At the final step, output or loss is computed.

---

#### Step 4 – Loss Computation

Compute error between predictions and true labels:
$$
L = \sum_{t=1}^{T} \ell(y_t, \hat{y_t})
$$
Common losses: cross-entropy (classification), MSE (regression).

---

#### Step 5 – Backward Propagation Through Time (BPTT)

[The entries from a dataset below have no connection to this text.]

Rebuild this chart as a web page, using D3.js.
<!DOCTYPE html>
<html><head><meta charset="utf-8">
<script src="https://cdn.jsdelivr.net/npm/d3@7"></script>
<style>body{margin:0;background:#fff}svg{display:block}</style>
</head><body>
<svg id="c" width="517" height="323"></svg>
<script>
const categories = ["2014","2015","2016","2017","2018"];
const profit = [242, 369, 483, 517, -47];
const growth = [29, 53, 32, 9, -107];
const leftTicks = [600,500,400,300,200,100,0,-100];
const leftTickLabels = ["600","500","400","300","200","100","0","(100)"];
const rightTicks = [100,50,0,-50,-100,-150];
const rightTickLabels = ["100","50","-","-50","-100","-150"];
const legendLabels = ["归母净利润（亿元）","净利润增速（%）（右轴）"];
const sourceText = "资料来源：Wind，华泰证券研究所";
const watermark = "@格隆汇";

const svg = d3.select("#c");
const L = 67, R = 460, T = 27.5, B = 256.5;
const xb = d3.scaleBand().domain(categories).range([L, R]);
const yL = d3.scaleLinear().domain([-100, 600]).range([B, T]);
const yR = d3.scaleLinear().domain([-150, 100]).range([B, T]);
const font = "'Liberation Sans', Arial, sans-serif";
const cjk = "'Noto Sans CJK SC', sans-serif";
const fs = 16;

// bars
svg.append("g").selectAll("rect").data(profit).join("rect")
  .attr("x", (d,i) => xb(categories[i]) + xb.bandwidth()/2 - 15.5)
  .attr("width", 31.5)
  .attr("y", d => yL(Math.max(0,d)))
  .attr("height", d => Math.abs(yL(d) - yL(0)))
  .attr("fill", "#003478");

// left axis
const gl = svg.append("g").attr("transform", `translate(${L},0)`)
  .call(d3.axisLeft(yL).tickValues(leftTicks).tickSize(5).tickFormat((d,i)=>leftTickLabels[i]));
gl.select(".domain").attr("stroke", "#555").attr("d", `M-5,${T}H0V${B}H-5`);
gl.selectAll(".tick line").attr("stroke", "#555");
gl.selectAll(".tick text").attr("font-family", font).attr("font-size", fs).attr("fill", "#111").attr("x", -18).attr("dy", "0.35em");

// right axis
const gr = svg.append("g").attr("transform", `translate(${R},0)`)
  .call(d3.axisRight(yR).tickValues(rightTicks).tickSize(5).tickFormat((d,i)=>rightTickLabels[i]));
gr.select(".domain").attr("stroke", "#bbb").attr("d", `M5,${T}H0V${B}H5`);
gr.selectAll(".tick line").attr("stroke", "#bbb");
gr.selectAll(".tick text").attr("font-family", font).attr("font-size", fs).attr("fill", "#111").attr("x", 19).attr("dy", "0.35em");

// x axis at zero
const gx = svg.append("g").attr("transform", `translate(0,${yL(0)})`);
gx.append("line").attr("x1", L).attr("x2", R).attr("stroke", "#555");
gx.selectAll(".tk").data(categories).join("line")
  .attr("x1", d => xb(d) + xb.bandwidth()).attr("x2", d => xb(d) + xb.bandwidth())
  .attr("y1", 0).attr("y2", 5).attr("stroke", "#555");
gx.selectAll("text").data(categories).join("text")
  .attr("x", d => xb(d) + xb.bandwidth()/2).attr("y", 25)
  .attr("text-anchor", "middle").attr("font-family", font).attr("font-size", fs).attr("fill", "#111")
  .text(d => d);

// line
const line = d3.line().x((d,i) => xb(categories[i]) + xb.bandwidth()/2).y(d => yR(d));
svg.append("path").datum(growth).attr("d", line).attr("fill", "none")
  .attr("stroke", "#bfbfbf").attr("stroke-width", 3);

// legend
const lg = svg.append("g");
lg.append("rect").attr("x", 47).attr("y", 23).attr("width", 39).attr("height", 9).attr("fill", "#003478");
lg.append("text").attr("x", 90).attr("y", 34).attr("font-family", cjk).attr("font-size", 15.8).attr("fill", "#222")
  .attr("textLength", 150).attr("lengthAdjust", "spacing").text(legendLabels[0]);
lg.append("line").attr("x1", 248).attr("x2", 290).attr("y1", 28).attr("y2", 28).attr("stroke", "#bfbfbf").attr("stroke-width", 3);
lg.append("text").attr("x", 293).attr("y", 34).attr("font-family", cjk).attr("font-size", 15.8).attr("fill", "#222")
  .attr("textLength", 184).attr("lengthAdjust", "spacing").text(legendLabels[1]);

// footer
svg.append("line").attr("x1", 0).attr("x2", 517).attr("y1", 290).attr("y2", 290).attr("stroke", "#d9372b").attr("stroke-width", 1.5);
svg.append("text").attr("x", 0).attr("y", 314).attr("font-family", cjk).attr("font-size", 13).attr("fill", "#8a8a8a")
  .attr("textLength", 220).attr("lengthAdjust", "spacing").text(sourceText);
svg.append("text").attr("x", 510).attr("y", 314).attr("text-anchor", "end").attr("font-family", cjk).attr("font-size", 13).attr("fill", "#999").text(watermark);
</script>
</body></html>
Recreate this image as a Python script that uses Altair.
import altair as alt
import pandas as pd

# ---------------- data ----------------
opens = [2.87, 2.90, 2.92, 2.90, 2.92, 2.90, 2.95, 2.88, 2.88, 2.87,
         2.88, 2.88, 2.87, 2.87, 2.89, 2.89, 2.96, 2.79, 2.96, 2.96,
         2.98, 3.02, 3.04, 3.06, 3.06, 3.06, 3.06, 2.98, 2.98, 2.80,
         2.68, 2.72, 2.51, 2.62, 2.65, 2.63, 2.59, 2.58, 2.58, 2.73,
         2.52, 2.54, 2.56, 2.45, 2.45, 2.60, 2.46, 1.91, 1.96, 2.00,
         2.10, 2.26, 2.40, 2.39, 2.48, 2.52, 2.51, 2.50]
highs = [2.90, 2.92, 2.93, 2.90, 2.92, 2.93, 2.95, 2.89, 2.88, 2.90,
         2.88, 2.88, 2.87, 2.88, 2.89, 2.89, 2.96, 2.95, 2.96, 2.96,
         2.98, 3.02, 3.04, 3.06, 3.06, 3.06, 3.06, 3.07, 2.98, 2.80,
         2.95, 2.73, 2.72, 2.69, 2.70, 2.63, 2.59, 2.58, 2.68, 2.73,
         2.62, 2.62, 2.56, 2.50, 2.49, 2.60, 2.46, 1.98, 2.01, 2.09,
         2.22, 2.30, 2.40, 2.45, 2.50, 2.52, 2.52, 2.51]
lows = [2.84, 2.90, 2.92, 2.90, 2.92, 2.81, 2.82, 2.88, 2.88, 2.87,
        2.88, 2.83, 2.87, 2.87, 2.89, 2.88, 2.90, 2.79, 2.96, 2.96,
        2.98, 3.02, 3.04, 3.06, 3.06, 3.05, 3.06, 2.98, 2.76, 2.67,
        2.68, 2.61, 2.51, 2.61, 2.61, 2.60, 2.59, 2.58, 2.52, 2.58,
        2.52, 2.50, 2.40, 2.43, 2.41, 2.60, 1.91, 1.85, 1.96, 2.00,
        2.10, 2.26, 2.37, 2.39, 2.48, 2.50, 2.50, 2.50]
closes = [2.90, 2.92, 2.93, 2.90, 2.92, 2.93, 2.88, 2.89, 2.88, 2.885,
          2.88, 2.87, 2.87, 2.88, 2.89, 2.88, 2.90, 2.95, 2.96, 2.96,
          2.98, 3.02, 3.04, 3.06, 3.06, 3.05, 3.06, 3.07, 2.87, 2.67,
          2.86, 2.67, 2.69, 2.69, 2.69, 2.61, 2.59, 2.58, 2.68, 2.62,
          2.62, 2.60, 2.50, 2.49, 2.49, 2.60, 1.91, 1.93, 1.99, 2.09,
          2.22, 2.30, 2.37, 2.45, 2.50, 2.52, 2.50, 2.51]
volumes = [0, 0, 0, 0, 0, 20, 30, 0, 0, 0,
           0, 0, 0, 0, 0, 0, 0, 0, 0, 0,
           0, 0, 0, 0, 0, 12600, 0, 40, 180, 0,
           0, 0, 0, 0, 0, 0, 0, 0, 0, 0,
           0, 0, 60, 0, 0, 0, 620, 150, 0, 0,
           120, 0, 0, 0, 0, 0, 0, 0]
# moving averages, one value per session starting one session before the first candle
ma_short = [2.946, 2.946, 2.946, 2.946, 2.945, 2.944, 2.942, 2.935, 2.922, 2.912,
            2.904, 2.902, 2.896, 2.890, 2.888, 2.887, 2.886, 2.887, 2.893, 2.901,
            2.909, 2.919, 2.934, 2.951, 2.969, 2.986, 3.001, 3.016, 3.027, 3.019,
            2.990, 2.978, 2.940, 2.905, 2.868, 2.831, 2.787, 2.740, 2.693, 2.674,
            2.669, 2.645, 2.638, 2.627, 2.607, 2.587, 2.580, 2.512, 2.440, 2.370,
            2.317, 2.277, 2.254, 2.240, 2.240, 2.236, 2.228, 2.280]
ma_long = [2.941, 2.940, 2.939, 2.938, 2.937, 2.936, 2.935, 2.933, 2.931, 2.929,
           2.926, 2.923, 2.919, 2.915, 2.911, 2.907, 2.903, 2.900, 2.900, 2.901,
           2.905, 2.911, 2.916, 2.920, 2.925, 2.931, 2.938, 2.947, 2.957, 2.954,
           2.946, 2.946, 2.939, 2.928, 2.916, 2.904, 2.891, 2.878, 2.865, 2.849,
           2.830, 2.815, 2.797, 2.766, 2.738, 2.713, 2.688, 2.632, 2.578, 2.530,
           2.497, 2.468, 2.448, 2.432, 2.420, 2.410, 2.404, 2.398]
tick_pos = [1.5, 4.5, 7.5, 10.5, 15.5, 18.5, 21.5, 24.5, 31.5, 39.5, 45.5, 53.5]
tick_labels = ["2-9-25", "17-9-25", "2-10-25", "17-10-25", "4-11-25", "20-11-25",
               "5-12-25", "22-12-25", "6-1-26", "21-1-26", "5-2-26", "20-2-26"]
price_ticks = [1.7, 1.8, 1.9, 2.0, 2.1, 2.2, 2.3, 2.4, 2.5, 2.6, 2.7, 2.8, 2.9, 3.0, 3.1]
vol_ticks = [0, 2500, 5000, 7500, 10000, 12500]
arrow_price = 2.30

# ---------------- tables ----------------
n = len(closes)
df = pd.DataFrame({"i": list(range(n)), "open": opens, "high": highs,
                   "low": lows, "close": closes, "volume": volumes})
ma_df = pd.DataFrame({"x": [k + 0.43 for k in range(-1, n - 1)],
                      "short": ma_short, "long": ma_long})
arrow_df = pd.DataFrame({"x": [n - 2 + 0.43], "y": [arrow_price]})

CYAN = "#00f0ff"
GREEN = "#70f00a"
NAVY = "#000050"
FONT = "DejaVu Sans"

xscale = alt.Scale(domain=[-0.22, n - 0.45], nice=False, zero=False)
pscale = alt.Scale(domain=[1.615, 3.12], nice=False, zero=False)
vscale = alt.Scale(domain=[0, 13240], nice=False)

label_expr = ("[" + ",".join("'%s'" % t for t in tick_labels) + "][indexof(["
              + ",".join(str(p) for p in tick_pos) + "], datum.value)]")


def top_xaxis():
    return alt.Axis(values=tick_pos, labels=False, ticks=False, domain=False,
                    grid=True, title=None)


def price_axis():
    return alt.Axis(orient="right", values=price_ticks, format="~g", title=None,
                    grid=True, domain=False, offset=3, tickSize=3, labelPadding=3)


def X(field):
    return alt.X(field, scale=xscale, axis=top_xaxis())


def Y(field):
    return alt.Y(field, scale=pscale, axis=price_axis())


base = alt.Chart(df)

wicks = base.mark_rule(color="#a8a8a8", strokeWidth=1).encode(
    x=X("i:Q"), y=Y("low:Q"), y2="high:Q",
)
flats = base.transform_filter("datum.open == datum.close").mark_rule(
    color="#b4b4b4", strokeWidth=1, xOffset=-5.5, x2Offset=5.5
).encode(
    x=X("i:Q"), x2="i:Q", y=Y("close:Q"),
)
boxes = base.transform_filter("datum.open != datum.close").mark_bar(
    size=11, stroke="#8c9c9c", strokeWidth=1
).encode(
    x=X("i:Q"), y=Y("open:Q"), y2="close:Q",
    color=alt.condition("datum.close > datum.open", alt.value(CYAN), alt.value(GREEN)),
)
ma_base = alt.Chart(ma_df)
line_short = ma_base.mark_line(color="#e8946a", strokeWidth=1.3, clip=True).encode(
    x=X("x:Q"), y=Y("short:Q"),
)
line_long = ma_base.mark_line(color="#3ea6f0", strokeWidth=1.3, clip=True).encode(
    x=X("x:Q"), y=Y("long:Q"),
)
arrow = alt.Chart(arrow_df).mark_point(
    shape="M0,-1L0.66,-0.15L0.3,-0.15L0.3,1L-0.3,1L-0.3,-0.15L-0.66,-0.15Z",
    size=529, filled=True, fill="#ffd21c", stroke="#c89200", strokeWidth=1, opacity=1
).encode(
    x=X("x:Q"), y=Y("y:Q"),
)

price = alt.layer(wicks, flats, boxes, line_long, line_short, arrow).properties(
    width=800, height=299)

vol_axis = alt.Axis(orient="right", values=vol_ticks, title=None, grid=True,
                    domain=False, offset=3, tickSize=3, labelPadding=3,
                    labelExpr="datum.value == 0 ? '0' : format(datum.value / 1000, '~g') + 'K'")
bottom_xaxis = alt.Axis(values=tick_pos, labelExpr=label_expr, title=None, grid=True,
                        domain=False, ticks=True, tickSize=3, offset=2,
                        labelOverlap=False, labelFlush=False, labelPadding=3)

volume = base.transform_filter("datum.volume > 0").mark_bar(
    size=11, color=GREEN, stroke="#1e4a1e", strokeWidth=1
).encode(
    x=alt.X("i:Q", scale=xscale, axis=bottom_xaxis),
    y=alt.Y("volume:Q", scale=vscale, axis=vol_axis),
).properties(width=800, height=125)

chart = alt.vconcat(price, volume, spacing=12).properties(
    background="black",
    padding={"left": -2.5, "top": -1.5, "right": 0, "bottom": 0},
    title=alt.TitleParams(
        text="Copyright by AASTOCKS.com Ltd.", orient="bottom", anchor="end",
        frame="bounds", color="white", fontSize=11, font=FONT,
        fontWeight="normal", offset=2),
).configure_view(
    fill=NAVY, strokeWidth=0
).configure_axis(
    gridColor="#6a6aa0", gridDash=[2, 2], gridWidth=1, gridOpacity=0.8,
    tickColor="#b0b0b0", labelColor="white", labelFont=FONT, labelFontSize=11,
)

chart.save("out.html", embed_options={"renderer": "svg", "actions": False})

1. **Unroll** the RNN across all timesteps.
2. Apply the **chain rule** backward through each step:

   * Derivatives of loss w.r.t. weights $W_x, W_h, W_y$.
   * Accumulate gradients across timesteps.
3. **Handle gradient issues:**

   * Clip exploding gradients.
   * Use LSTM/GRU for vanishing gradients.

---

#### Step 6 – Parameter Update

Use an optimizer (SGD, Adam, RMSprop) to update weights:
$$
W \leftarrow W - \eta \frac{\partial L}{\partial W}
$$

---

#### Step 7 – Iteration

Repeat Steps 3 → 6 for many epochs until convergence (loss stabilizes or accuracy saturates).

---

#### Step 8 – Evaluation & Inference

1. Evaluate on validation/test data (accuracy, F1-score, perplexity).
2. For inference, feed one input sequence and obtain predictions step-wise.

---

**Conceptual Flow Summary**

| Phase         | Function                       | Details                             |
| ------------- | ------------------------------ | ----------------------------------- |
| Data Prep     | Convert sequence → numeric     | Tokenize, embed                     |
| Forward Pass  | Compute predictions            | Hidden = f(Input + Previous Hidden) |
| Loss          | Compare output to label        | Cross-entropy, MSE                  |
| Backward Pass | Compute gradients through time | BPTT                                |
| Update        | Adjust parameters              | SGD / Adam                          |
| Evaluate      | Measure model performance      | Accuracy, loss                      |
| Deploy        | Predict on new sequences       | Stepwise inference                  |

---

**Challenges and Mitigations**

| Problem                   | Cause                                    | Solution                       |
| ------------------------- | ---------------------------------------- | ------------------------------ |
| Vanishing gradient        | Small derivatives through many timesteps | LSTM / GRU / gradient clipping |
| Exploding gradient        | Large derivatives                        | Gradient clipping              |
| Long-term dependency      | Limited memory of simple RNN             | Use LSTM / GRU                 |
| Sequential training speed | Non-parallel nature                      | Truncated BPTT / transformers  |

---

**Compact Mathematical Recap**

$$
\begin{align*}
h_t &= f(W_x x_t + W_h h_{t-1} + b_h) \
y_t &= g(W_y h_t + b_y) \
L &= \sum_t \ell(y_t, \hat{y_t})
\end{align*}
$$

Gradients:
$$
\frac{\partial L}{\partial W_x},;
\frac{\partial L}{\partial W_h},;
\frac{\partial L}{\partial W_y}
\Rightarrow \text{updated via gradient descent.}
$$

---

**In short**

RNN workflow =
**Data prep → Sequence input → Forward pass → Compute loss → Backprop through time → Update weights → Evaluate.**

It is the same loop as a feedforward network, but **extended through time** using a **shared hidden state** that carries past context.